The measure is the product of months of consultations with police professional groups and reform activists. The executive order is the fallback position for the administration after Congress failed to agree last year on a package of reforms dubbed the George Floyd Justice in Policing Act.
Senior administration officials say relatives of George Floyd and Breonna Taylor, will be present for the signing. Both Floyd and Taylor died during police action — Floyd while in Minneapolis Police custody and Taylor during a fast-entry police raid of her home in Louisville, Ky.
The order does not apply to local police agencies
The executive order instructs federal law enforcement agencies, such as the FBI and Customs and Border Protection, to revise their use-of-force policies. According to administration officials, the new federal minimum standard will allow force "only when no reasonably effective, safe and feasible alternative appears to exist."
The measure is a response to public outcry in recent years over certain police tactics. It forbids federal agents from using choke holds and carotid artery restraints "unless deadly force is authorized," after a neck hold by a New York police officer was blamed for the death of Eric Garner in 2014.
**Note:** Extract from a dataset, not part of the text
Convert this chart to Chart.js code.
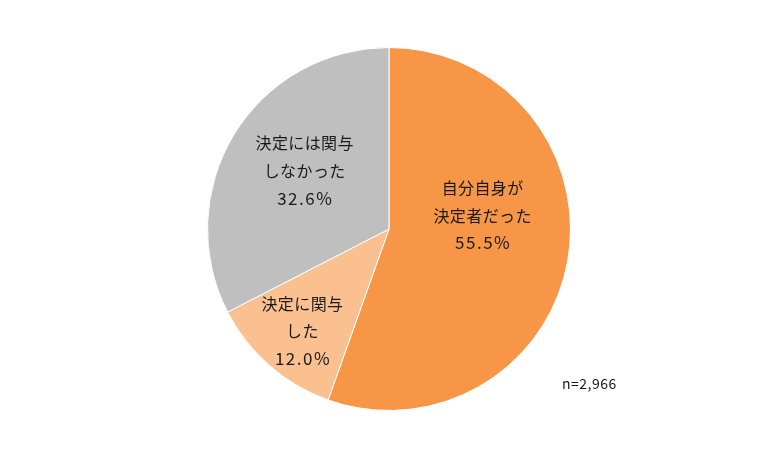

The order also limits federal officers' use of "no-knock warrants," and requires federal law enforcement agencies to document publicly when and why they use no-knock warrants, and any injuries that result.
The president can't order local police agencies to follow suit, however. Instead, the executive order calls for incentives for changes by local departments, including the possibility that the new standards be a condition for some federal grants.
It will create a new database of officers fired for misconduct
The order also directs the Justice Department to create a new "national law enforcement accountability database," which would keep track of substantiated misconduct claims and disciplinary records of officers. Federal law enforcement will be required to submit their officers' records to the database, and to consult it when hiring new officers.
Local and state police agencies would be "able" to contribute to and consult the database.
Reformers say such a database could prevent officers who are fired for misconduct in one jurisdiction from finding new police jobs elsewhere. At least one study has found that such "wandering officers" are more likely to use excessive force.
A privately-run database already exists, containing the names of about 40 thousand officers who've lost certification for misconduct, but in the absence of a federal mandate, only about one third of police departments ever check it when hiring new officers.
Biden's executive order also re-imposes Obama-era restrictions on federal transfers of military-grade equipment to local police, new national standards for police accreditation, and requires the use of body cameras by federal officers.